Their revenues are another head-scratcher. In the most recent quarter, they pulled in $1.34 billion—a 35% decline from last year. What’s going on? A one-time event might explain the drop, but for a company that’s trying to prove its financial viability, this is a terrible look.
And then there’s the $39,000 loss per vehicle. Yes, you read that right. For every truck or SUV Rivian sells, it effectively hands over a $39,000 gift card to the buyer. To make matters worse, their cost of goods sold (COGS) is still outpacing revenues by 42%. Last year, it was 46%, so sure, there’s “progress,” but it’s the kind of progress you wouldn’t brag about at a dinner party.
The EV Market: Toasty, Not Tasty
The broader EV market isn’t doing Rivian any favors either. Demand is tepid, competition is fierce, and consumer enthusiasm seems to have cooled faster than leftover pizza. Tesla’s rumored 2025 launch of smaller battery packs might attract budget-conscious buyers, but Rivian’s strategy of offering various battery options feels more like a desperate attempt to “populate the demand curve” than a well-thought-out plan.

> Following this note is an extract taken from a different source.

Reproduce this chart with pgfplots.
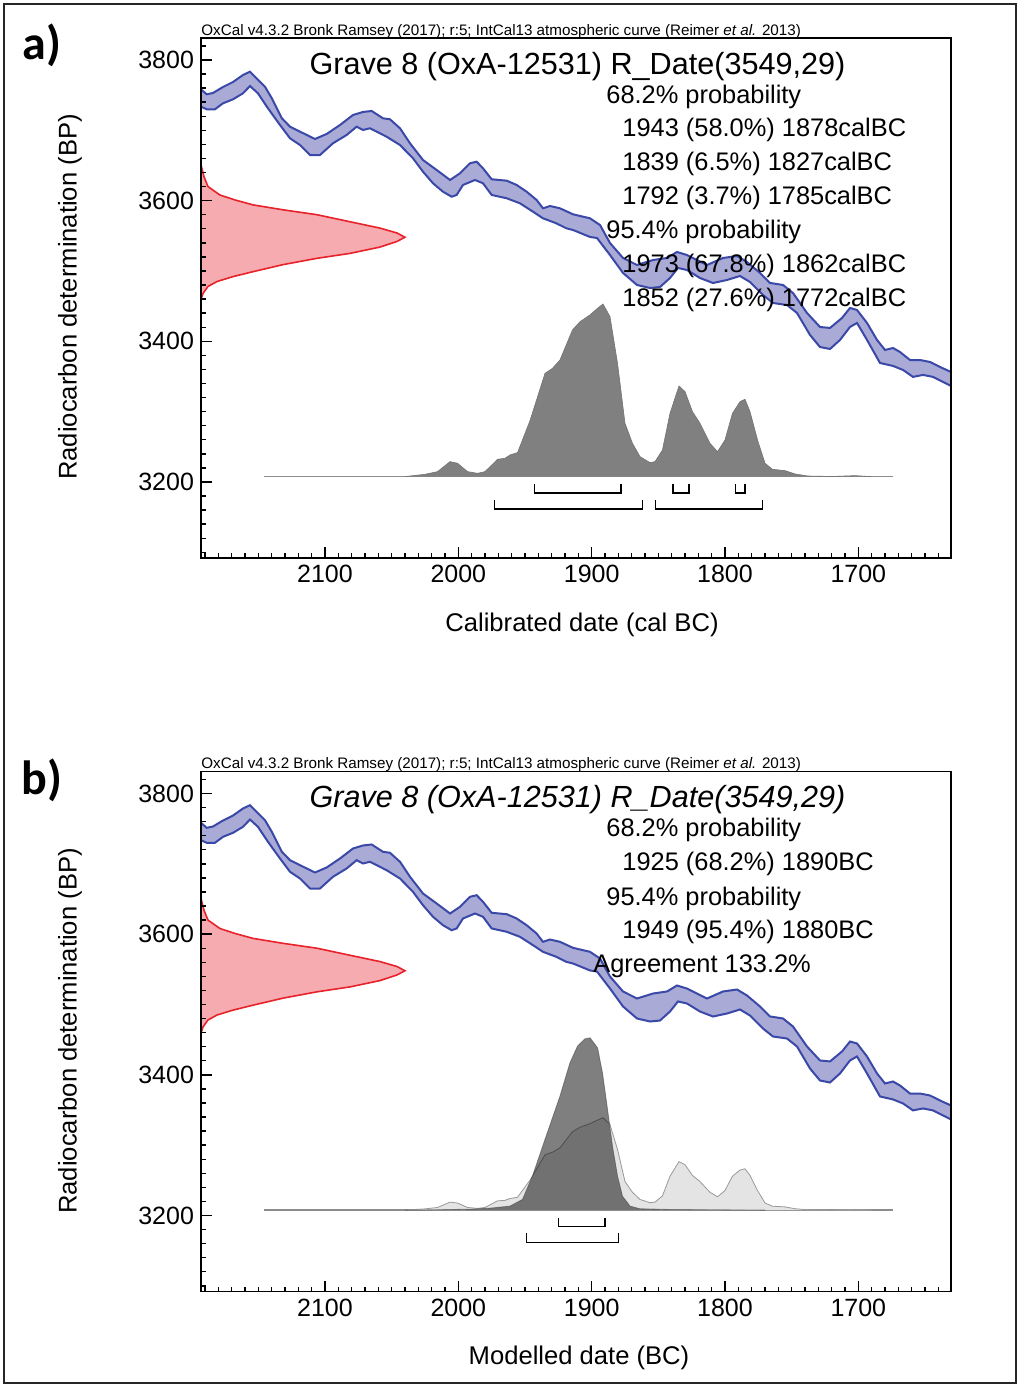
\documentclass[border=0pt]{standalone}
\usepackage{fontspec}
\setmainfont{Liberation Sans}
\newfontfamily\calibri{Carlito}
\usepackage{pgfplots}
\pgfplotsset{compat=1.18}
\usepackage{pgfplotstable}

\definecolor{bandline}{RGB}{58,72,168}
\definecolor{bandfill}{RGB}{170,170,215}
\definecolor{redline}{RGB}{232,34,42}
\definecolor{redfill}{RGB}{245,171,176}
\definecolor{distgray}{RGB}{128,128,128}
\definecolor{lightdist}{RGB}{228,228,228}

% IntCal13 band: upper edge from left to right, then lower edge back (cal BC, BP)
\pgfplotstableread{
year bp
2193.0 3758.3
2188.7 3751.2
2184.0 3753.1
2176.5 3761.6
2169.0 3768.7
2161.5 3778.7
2156.25 3783.4
2152.5 3776.2
2145.0 3762.0
2140.0 3746.0
2132.5 3717.5
2126.25 3705.2
2118.75 3698.1
2107.5 3687.7
2098.75 3694.8
2088.75 3707.6
2079.0 3721.8
2071.5 3726.1
2065.0 3727.5
2056.5 3717.1
2051.25 3715.7
2043.75 3702.9
2036.25 3681.6
2026.5 3657.8
2016.25 3643.6
2006.25 3629.4
1998.75 3638.9
1991.25 3653.1
1986.25 3655.4
1981.5 3646.0
1975.0 3630.4
1963.75 3628.4
1956.25 3622.3
1948.75 3612.7
1941.25 3600.9
1936.5 3589.1
1931.25 3592.4
1923.75 3589.1
1914.0 3580.6
1901.25 3574.9
1893.75 3565.4
1886.25 3539.8
1876.5 3518.5
1866.0 3508.5
1854.0 3515.6
1843.5 3518.5
1836.0 3527.0
1828.5 3522.7
1813.5 3508.5
1801.5 3518.5
1791.0 3521.3
1783.5 3512.8
1773.75 3497.2
1766.25 3483.0
1756.5 3480.1
1749.0 3468.7
1738.5 3440.3
1728.75 3420.4
1721.25 3419.0
1712.25 3433.2
1706.25 3447.4
1701.0 3444.6
1693.5 3426.1
1686.0 3402.0
1680.0 3387.7
1674.0 3390.5
1668.75 3384.8
1661.25 3373.4
1653.75 3373.4
1646.25 3370.6
1638.75 3363.5
1630.5 3356.4
1630.5 3336.5
1636.5 3342.2
1644.0 3349.4
1651.5 3352.2
1659.0 3349.4
1666.5 3359.3
1674.0 3365.0
1683.75 3369.2
1693.5 3402.0
1701.0 3426.1
1706.25 3420.4
1713.75 3401.9
1721.25 3389.1
1728.75 3391.9
1736.25 3409.0
1746.0 3440.3
1753.5 3451.6
1764.0 3454.5
1771.5 3465.8
1781.25 3484.3
1788.75 3492.9
1798.5 3487.2
1809.0 3482.9
1818.75 3490.0
1828.5 3501.4
1835.25 3504.3
1841.25 3490.0
1848.75 3477.2
1856.25 3475.8
1866.0 3480.1
1876.5 3497.2
1886.25 3522.7
1896.0 3546.9
1901.25 3548.4
1914.0 3558.3
1919.0 3560.7
1926.5 3567.8
1936.5 3574.9
1944.0 3584.3
1953.75 3596.2
1963.75 3603.4
1975.0 3608.1
1981.5 3624.7
1987.5 3629.4
1996.5 3622.3
2001.25 3608.1
2005.0 3605.6
2011.5 3612.7
2019.0 3624.7
2026.5 3641.2
2034.0 3660.2
2043.75 3679.1
2053.75 3690.9
2066.25 3702.9
2071.5 3700.5
2076.25 3705.2
2083.75 3693.4
2094.0 3681.6
2103.75 3664.9
2111.25 3664.9
2118.75 3679.1
2126.25 3688.7
2133.75 3707.6
2142.75 3731.3
2150.25 3752.6
2156.25 3763.0
2161.5 3752.6
2169.0 3744.1
2176.5 3738.4
2182.5 3729.9
2188.7 3729.9
2193.0 3733.6
}\bandtab

% R_Date(3549,29) on the BP axis
\pgfplotstableread{
year bp
2193.0 3651
2190.75 3634
2187.75 3620
2178.75 3608
2167.5 3601
2154.0 3594
2131.5 3587
2106.0 3580
2081.25 3570
2058.75 3561
2046.0 3554
2040.0 3548
2046.0 3542
2058.75 3534
2081.25 3525
2106.0 3518
2131.5 3509
2154.0 3499
2169.0 3492
2181.0 3485
2187.75 3478
2191.5 3468
2193.0 3459
}\rdatetab

% calibrated distribution (panel a)
\pgfplotstableread{
year bp
2040.0 3207.6
2036.25 3208.5
2025.0 3210.9
2015.6 3214.7
2006.25 3228.9
2000.6 3226.6
1993.1 3214.7
1985.6 3212.3
1980.0 3214.7
1970.6 3232.2
1965.0 3233.7
1961.25 3238.4
1955.6 3241.7
1946.25 3287.2
1935.0 3354.5
1929.4 3361.6
1923.75 3373.5
1914.4 3416.1
1908.75 3428.0
1901.25 3437.5
1895.6 3446.9
1891.5 3453.1
1886.25 3435.1
1880.6 3368.7
1875.0 3283.4
1869.4 3255.0
1863.75 3236.0
1856.25 3227.5
1852.5 3228.9
1846.9 3245.5
1841.25 3297.6
1834.5 3336.5
1830.0 3328.5
1824.4 3300.0
1818.75 3283.4
1811.25 3255.0
1805.6 3243.1
1800.0 3259.7
1794.4 3297.6
1788.75 3314.2
1785.0 3317.6
1781.25 3300.0
1775.6 3259.7
1770.0 3226.6
1764.4 3218.0
1755.0 3216.1
1747.5 3211.4
1738.0 3208.5
1720.0 3207.8
1702.5 3209.0
1690.0 3207.6
}\calibtab

% likelihood in panel b
\pgfplotstableread{
year bp
2040.0 3207.6
2036.25 3208.1
2025.0 3209.4
2015.6 3211.4
2006.25 3219.0
2000.6 3217.7
1993.1 3211.4
1985.6 3210.1
1980.0 3211.4
1970.6 3220.8
1965.0 3221.5
1961.25 3224.1
1955.6 3225.9
1946.25 3250.2
1935.0 3286.2
1929.4 3290.0
1923.75 3296.3
1914.4 3319.2
1908.75 3325.5
1901.25 3330.6
1895.6 3335.6
1891.5 3338.9
1886.25 3329.3
1880.6 3293.8
1875.0 3248.2
1869.4 3233.0
1863.75 3222.8
1856.25 3218.2
1852.5 3219.0
1846.9 3227.9
1841.25 3255.8
1834.5 3276.6
1830.0 3272.3
1824.4 3257.0
1818.75 3248.2
1811.25 3233.0
1805.6 3226.6
1800.0 3235.5
1794.4 3255.8
1788.75 3264.6
1785.0 3266.4
1781.25 3257.0
1775.6 3235.5
1770.0 3217.7
1764.4 3213.2
1755.0 3212.2
1747.5 3209.6
1738.0 3208.1
1720.0 3207.7
1702.5 3208.4
1690.0 3207.6
}\likeltab

% modelled (posterior) distribution, panel b
\pgfplotstableread{
year bp
2040.0 3207.6
2020.0 3208.0
1990.0 3209.0
1976.25 3210.4
1961.25 3213.3
1951.9 3222.8
1944.4 3255.9
1935.0 3308.1
1923.75 3369.7
1916.25 3417.1
1910.6 3440.8
1905.0 3451.2
1901.25 3452.6
1895.6 3438.4
1891.9 3402.9
1888.1 3350.7
1884.4 3298.6
1880.6 3255.9
1876.9 3227.5
1871.25 3213.3
1863.75 3209.5
1841.25 3208.5
1770.0 3207.6
}\posttab

\pgfplotsset{
  oxcal/.style={
    scale only axis, width=375pt, height=260pt,
    x dir=reverse, xmin=1630.5, xmax=2193, ymin=3091.9, ymax=3831.3,
    xtick={1700,1800,1900,2000,2100}, ytick={3200,3400,3600,3800},
    minor xtick={1640,1650,...,2190},
    minor ytick={3100,3120,...,3820},
    xtick pos=left, ytick pos=left,
    tick align=inside,
    major tick length=5.5pt, minor tick length=2.5pt,
    axis line style={line width=0.8pt},
    tick style={black, line width=0.7pt},
    tick label style={font=\fontsize{12.5}{14}\selectfont},
    /pgf/number format/assume math mode=true,
    /pgf/number format/1000 sep={},
    axis on top,
  },
  bracket/.style={black, line width=0.6pt},
}

\newcommand{\calcurve}{%
  \addplot[fill=bandfill, draw=bandline, line width=1pt] table[x=year,y=bp] {\bandtab};
  \addplot[draw=redline, fill=redfill, line width=0.8pt] table[x=year,y=bp] {\rdatetab};
  \addplot[draw=gray!90, line width=0.7pt] coordinates {(2146,3207.6) (1674,3207.6)};
}

\begin{document}
\begin{tikzpicture}
\useasboundingbox (0,0) rectangle (509pt,693.5pt);
\draw[line width=0.75pt, black!85] (2pt,2pt) rectangle (508pt,691.5pt);

% ---------- panel a ----------
\begin{axis}[oxcal, at={(100.5pt,674.5pt)}, anchor=north west]
  \calcurve
  \addplot[fill=distgray, draw=black!55, line width=0.3pt] table[x=year,y=bp] {\calibtab};
  \addplot[bracket] coordinates {(1943,3197) (1943,3184.3) (1878,3184.3) (1878,3197)};
  \addplot[bracket] coordinates {(1839,3197) (1839,3184.3) (1827,3184.3) (1827,3197)};
  \addplot[bracket] coordinates {(1792,3197) (1792,3184.3) (1785,3184.3) (1785,3197)};
  \addplot[bracket] coordinates {(1973,3174.4) (1973,3161.6) (1862,3161.6) (1862,3174.4)};
  \addplot[bracket] coordinates {(1852,3174.4) (1852,3161.6) (1772,3161.6) (1772,3174.4)};
\end{axis}

% ---------- panel b ----------
\begin{axis}[oxcal, at={(100.5pt,307.75pt)}, anchor=north west]
  \calcurve
  \addplot[fill=lightdist, draw=black!40, line width=0.4pt] table[x=year,y=bp] {\likeltab};
  \addplot[fill=black, fill opacity=0.5, draw=black!70, draw opacity=0.6, line width=0.4pt] table[x=year,y=bp] {\posttab};
  \addplot[bracket] coordinates {(1925,3197) (1925,3184.3) (1890,3184.3) (1890,3197)};
  \addplot[bracket] coordinates {(1949,3174.4) (1949,3161.6) (1880,3161.6) (1880,3174.4)};
\end{axis}

% ---------- texts ----------
\node[font=\calibri\bfseries\fontsize{24}{26}\selectfont] at (21pt,671pt) {a)};
\node[font=\calibri\bfseries\fontsize{24}{26}\selectfont] at (21pt,303.5pt) {b)};

\node[anchor=base west, inner sep=0, font=\fontsize{7.6}{9}\selectfont] at (100.5pt,675.75pt)
  {OxCal v4.3.2 Bronk Ramsey (2017); r:5; IntCal13 atmospheric curve (Reimer \textit{et al.} 2013)};
\node[anchor=base west, inner sep=0, font=\fontsize{7.6}{9}\selectfont] at (100.5pt,309.25pt)
  {OxCal v4.3.2 Bronk Ramsey (2017); r:5; IntCal13 atmospheric curve (Reimer \textit{et al.} 2013)};

\node[anchor=base, inner sep=0, font=\fontsize{15.3}{17}\selectfont] at (288.75pt,656pt)
  {Grave 8 (OxA-12531) R\_Date(3549,29)};
\node[anchor=base, inner sep=0, font=\itshape\fontsize{15.3}{17}\selectfont] at (288.75pt,289.75pt)
  {Grave 8 (OxA-12531) R\_Date(3549,29)};

\begin{scope}[every node/.style={anchor=base west, inner sep=0, font=\fontsize{12.7}{14}\selectfont}]
  \node at (303pt,641.5pt) {68.2\% probability};
  \node at (311pt,625pt) {1943 (58.0\%) 1878calBC};
  \node at (311pt,608pt) {1839 (6.5\%) 1827calBC};
  \node at (311pt,591pt) {1792 (3.7\%) 1785calBC};
  \node at (303pt,574pt) {95.4\% probability};
  \node at (311pt,557pt) {1973 (67.8\%) 1862calBC};
  \node at (311pt,540pt) {1852 (27.6\%) 1772calBC};

  \node at (303pt,275pt) {68.2\% probability};
  \node at (311pt,258pt) {1925 (68.2\%) 1890BC};
  \node at (303pt,240.5pt) {95.4\% probability};
  \node at (311pt,224pt) {1949 (95.4\%) 1880BC};
  \node at (296.5pt,207pt) {Agreement 133.2\%};
\end{scope}

\begin{scope}[every node/.style={inner sep=0, font=\fontsize{12.8}{14}\selectfont}]
  \node[rotate=90] at (35pt,545pt) {Radiocarbon determination (BP)};
  \node[rotate=90] at (35pt,178pt) {Radiocarbon determination (BP)};
  \node at (291pt,381pt) {Calibrated date (cal BC)};
  \node at (289.5pt,14.5pt) {Modelled date (BC)};
\end{scope}
\end{tikzpicture}
\end{document}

Here’s the thing about batteries: most people don’t need the kind of range automakers are building into EVs. The average daily commute is 30 miles—so why are we lugging around 300-mile batteries like we’re prepping for a cross-country road trip? A smaller battery could save weight, reduce costs, and maybe, just maybe, help Rivian stop losing money on every car it sells.
Volkswagen, the Unlikely Savior
One glimmer of hope for Rivian is its partnership with Volkswagen. The German auto giant sees Rivian as a hedge against its own EV uncertainties, which means it has a vested interest in keeping the company afloat. Think of it as a lifeboat for both parties—albeit one with a lot of leaks.
Rivian’s current valuation—about 2.5 times annual sales—is low compared to its peers, but it’s not hard to see why. The company has yet to prove it can survive without external help, and its profitability metrics are, let’s say, underwhelming. Even with material cost reductions and so-called “efficiency initiatives,” Rivian’s losses are staggering.
The EV Tax Credit: A Small Win
One thing working in Rivian’s favor is the $3,750 federal EV tax credit for its R1T and R1S models. It’s not a game-changer, but every little bit helps when you’re hemorrhaging cash. Losing this credit would be another punch to the gut for a company that’s already on the ropes.
Tesla’s Role in the Drama
While Rivian wrestles with its financial demons, Tesla continues to dominate the EV space. Sure, it’s hitting resistance at $347, but the company’s fundamentals are light-years ahead of its competitors. Tesla is reportedly exploring cheaper versions of its Model 3 and Model Y, which could further squeeze rivals like Rivian and Lucid.
Here’s the kicker: even with all the challenges Rivian faces, Tesla’s success indirectly supports the broader EV market. A rising tide lifts all boats—or in this case, all electric trucks. But if Tesla’s innovations continue to outpace the competition, Rivian may find itself struggling to keep up.
Final Thoughts: Can Rivian Survive?
Rivian’s story is far from over, but the clock is ticking. With 12-18 months of cash runway and a long road to profitability, the company is in a race against time. If rates fall or demand surges, Rivian might just have a fighting chance. But if the current environment persists, it’s hard to see how they’ll avoid a reckoning.
As for Tesla, all eyes are on that $347 resistance line. Whether it breaks through or gets rejected again, one thing is clear: Tesla isn’t just the leader of the EV market—it’s the company everyone else is trying (and failing) to catch.